**Problem details**
The complete listing should be restated exactly.
........
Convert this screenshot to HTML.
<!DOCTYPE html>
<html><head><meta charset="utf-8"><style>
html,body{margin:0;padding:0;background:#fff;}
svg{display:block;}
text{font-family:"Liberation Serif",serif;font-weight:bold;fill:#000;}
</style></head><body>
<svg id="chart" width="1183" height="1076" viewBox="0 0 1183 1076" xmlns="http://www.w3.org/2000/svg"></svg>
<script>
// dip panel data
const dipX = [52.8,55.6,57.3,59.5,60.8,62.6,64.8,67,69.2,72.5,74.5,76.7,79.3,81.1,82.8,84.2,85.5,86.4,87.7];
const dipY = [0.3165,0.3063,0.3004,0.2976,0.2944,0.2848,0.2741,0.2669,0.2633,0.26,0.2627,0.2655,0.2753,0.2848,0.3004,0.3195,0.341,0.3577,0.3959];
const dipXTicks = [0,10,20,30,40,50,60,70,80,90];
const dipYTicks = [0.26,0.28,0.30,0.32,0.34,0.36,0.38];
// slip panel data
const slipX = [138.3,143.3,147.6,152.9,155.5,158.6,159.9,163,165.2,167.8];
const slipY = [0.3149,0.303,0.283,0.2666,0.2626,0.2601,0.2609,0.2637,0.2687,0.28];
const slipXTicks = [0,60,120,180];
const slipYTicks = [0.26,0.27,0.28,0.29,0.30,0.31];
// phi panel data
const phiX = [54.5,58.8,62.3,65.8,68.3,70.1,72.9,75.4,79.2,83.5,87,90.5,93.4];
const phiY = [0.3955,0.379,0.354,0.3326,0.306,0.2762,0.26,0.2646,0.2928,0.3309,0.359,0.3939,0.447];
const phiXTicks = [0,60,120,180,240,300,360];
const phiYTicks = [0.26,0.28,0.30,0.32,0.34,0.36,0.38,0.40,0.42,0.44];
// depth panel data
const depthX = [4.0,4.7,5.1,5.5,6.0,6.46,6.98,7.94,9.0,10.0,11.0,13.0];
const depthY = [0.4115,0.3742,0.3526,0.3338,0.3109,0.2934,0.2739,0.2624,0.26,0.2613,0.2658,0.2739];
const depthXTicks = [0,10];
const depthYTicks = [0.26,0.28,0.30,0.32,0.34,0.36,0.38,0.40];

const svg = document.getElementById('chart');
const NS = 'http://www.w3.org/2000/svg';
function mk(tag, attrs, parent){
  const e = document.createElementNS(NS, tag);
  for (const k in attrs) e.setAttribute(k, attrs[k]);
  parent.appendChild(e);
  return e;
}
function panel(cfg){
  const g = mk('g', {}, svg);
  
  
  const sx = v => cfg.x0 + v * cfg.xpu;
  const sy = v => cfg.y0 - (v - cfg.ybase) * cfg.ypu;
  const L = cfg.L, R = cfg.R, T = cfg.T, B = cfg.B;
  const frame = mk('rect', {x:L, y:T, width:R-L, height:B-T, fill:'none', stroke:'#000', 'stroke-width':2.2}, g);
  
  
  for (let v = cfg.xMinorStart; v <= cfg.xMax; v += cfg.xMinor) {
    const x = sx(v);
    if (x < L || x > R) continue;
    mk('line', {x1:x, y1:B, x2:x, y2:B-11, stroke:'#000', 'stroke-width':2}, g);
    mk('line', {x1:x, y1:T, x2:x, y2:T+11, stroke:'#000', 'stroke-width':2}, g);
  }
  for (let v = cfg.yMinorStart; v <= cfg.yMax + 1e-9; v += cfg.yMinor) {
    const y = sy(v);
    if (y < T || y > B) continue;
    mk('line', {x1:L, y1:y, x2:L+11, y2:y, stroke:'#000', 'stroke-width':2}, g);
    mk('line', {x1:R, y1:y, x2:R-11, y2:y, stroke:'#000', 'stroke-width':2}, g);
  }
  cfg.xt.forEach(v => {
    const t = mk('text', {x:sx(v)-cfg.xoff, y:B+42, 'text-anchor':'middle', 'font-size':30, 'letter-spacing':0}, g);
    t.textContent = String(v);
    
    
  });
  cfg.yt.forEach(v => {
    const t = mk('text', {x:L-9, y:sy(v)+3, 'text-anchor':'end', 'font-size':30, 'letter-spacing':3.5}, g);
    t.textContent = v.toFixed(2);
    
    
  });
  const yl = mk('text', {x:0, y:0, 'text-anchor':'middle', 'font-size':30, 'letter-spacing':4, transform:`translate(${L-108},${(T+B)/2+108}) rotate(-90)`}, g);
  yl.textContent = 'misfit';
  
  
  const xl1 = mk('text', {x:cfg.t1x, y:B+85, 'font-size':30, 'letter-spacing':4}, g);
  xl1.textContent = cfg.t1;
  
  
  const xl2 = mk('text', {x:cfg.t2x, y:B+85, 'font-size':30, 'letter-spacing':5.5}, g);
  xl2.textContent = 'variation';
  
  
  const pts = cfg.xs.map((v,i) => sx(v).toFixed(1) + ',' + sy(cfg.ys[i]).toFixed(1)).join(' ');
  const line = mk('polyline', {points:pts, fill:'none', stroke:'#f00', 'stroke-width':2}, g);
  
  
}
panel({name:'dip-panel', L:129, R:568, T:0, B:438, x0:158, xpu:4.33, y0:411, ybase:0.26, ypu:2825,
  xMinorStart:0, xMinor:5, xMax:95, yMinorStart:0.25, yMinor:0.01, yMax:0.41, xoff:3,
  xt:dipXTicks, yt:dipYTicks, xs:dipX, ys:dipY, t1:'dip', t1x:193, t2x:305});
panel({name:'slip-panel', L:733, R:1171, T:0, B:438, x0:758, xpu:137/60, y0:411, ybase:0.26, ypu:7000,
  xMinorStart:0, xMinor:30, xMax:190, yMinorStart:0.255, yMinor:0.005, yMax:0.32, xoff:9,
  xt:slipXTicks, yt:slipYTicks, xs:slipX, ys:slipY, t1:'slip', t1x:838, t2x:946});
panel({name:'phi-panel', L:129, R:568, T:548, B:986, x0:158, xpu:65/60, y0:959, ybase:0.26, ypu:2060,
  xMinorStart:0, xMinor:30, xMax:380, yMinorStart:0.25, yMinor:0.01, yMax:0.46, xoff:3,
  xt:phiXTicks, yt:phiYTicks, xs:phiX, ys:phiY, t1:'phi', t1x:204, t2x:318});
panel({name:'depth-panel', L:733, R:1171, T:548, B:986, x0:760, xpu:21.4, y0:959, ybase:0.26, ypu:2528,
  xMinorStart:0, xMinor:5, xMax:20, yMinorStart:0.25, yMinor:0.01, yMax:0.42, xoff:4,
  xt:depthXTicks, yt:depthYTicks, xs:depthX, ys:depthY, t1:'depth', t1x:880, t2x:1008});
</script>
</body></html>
........
**Exercise response**
Convert this screenshot to HTML.
<!DOCTYPE html>
<html><head><meta charset="utf-8"><style>
html,body{margin:0;padding:0;background:#fff;}
svg{display:block;}
text{font-family:"Liberation Serif",serif;font-weight:bold;fill:#000;}
</style></head><body>
<svg id="chart" width="1183" height="1076" viewBox="0 0 1183 1076" xmlns="http://www.w3.org/2000/svg"></svg>
<script>
// dip panel data
const dipX = [52.8,55.6,57.3,59.5,60.8,62.6,64.8,67,69.2,72.5,74.5,76.7,79.3,81.1,82.8,84.2,85.5,86.4,87.7];
const dipY = [0.3165,0.3063,0.3004,0.2976,0.2944,0.2848,0.2741,0.2669,0.2633,0.26,0.2627,0.2655,0.2753,0.2848,0.3004,0.3195,0.341,0.3577,0.3959];
const dipXTicks = [0,10,20,30,40,50,60,70,80,90];
const dipYTicks = [0.26,0.28,0.30,0.32,0.34,0.36,0.38];
// slip panel data
const slipX = [138.3,143.3,147.6,152.9,155.5,158.6,159.9,163,165.2,167.8];
const slipY = [0.3149,0.303,0.283,0.2666,0.2626,0.2601,0.2609,0.2637,0.2687,0.28];
const slipXTicks = [0,60,120,180];
const slipYTicks = [0.26,0.27,0.28,0.29,0.30,0.31];
// phi panel data
const phiX = [54.5,58.8,62.3,65.8,68.3,70.1,72.9,75.4,79.2,83.5,87,90.5,93.4];
const phiY = [0.3955,0.379,0.354,0.3326,0.306,0.2762,0.26,0.2646,0.2928,0.3309,0.359,0.3939,0.447];
const phiXTicks = [0,60,120,180,240,300,360];
const phiYTicks = [0.26,0.28,0.30,0.32,0.34,0.36,0.38,0.40,0.42,0.44];
// depth panel data
const depthX = [4.0,4.7,5.1,5.5,6.0,6.46,6.98,7.94,9.0,10.0,11.0,13.0];
const depthY = [0.4115,0.3742,0.3526,0.3338,0.3109,0.2934,0.2739,0.2624,0.26,0.2613,0.2658,0.2739];
const depthXTicks = [0,10];
const depthYTicks = [0.26,0.28,0.30,0.32,0.34,0.36,0.38,0.40];

const svg = document.getElementById('chart');
const NS = 'http://www.w3.org/2000/svg';
function mk(tag, attrs, parent){
  const e = document.createElementNS(NS, tag);
  for (const k in attrs) e.setAttribute(k, attrs[k]);
  parent.appendChild(e);
  return e;
}
function panel(cfg){
  const g = mk('g', {}, svg);
  
  
  const sx = v => cfg.x0 + v * cfg.xpu;
  const sy = v => cfg.y0 - (v - cfg.ybase) * cfg.ypu;
  const L = cfg.L, R = cfg.R, T = cfg.T, B = cfg.B;
  const frame = mk('rect', {x:L, y:T, width:R-L, height:B-T, fill:'none', stroke:'#000', 'stroke-width':2.2}, g);
  
  
  for (let v = cfg.xMinorStart; v <= cfg.xMax; v += cfg.xMinor) {
    const x = sx(v);
    if (x < L || x > R) continue;
    mk('line', {x1:x, y1:B, x2:x, y2:B-11, stroke:'#000', 'stroke-width':2}, g);
    mk('line', {x1:x, y1:T, x2:x, y2:T+11, stroke:'#000', 'stroke-width':2}, g);
  }
  for (let v = cfg.yMinorStart; v <= cfg.yMax + 1e-9; v += cfg.yMinor) {
    const y = sy(v);
    if (y < T || y > B) continue;
    mk('line', {x1:L, y1:y, x2:L+11, y2:y, stroke:'#000', 'stroke-width':2}, g);
    mk('line', {x1:R, y1:y, x2:R-11, y2:y, stroke:'#000', 'stroke-width':2}, g);
  }
  cfg.xt.forEach(v => {
    const t = mk('text', {x:sx(v)-cfg.xoff, y:B+42, 'text-anchor':'middle', 'font-size':30, 'letter-spacing':0}, g);
    t.textContent = String(v);
    
    
  });
  cfg.yt.forEach(v => {
    const t = mk('text', {x:L-9, y:sy(v)+3, 'text-anchor':'end', 'font-size':30, 'letter-spacing':3.5}, g);
    t.textContent = v.toFixed(2);
    
    
  });
  const yl = mk('text', {x:0, y:0, 'text-anchor':'middle', 'font-size':30, 'letter-spacing':4, transform:`translate(${L-108},${(T+B)/2+108}) rotate(-90)`}, g);
  yl.textContent = 'misfit';
  
  
  const xl1 = mk('text', {x:cfg.t1x, y:B+85, 'font-size':30, 'letter-spacing':4}, g);
  xl1.textContent = cfg.t1;
  
  
  const xl2 = mk('text', {x:cfg.t2x, y:B+85, 'font-size':30, 'letter-spacing':5.5}, g);
  xl2.textContent = 'variation';
  
  
  const pts = cfg.xs.map((v,i) => sx(v).toFixed(1) + ',' + sy(cfg.ys[i]).toFixed(1)).join(' ');
  const line = mk('polyline', {points:pts, fill:'none', stroke:'#f00', 'stroke-width':2}, g);
  
  
}
panel({name:'dip-panel', L:129, R:568, T:0, B:438, x0:158, xpu:4.33, y0:411, ybase:0.26, ypu:2825,
  xMinorStart:0, xMinor:5, xMax:95, yMinorStart:0.25, yMinor:0.01, yMax:0.41, xoff:3,
  xt:dipXTicks, yt:dipYTicks, xs:dipX, ys:dipY, t1:'dip', t1x:193, t2x:305});
panel({name:'slip-panel', L:733, R:1171, T:0, B:438, x0:758, xpu:137/60, y0:411, ybase:0.26, ypu:7000,
  xMinorStart:0, xMinor:30, xMax:190, yMinorStart:0.255, yMinor:0.005, yMax:0.32, xoff:9,
  xt:slipXTicks, yt:slipYTicks, xs:slipX, ys:slipY, t1:'slip', t1x:838, t2x:946});
panel({name:'phi-panel', L:129, R:568, T:548, B:986, x0:158, xpu:65/60, y0:959, ybase:0.26, ypu:2060,
  xMinorStart:0, xMinor:30, xMax:380, yMinorStart:0.25, yMinor:0.01, yMax:0.46, xoff:3,
  xt:phiXTicks, yt:phiYTicks, xs:phiX, ys:phiY, t1:'phi', t1x:204, t2x:318});
panel({name:'depth-panel', L:733, R:1171, T:548, B:986, x0:760, xpu:21.4, y0:959, ybase:0.26, ypu:2528,
  xMinorStart:0, xMinor:5, xMax:20, yMinorStart:0.25, yMinor:0.01, yMax:0.42, xoff:4,
  xt:depthXTicks, yt:depthYTicks, xs:depthX, ys:depthY, t1:'depth', t1x:880, t2x:1008});
</script>
</body></html>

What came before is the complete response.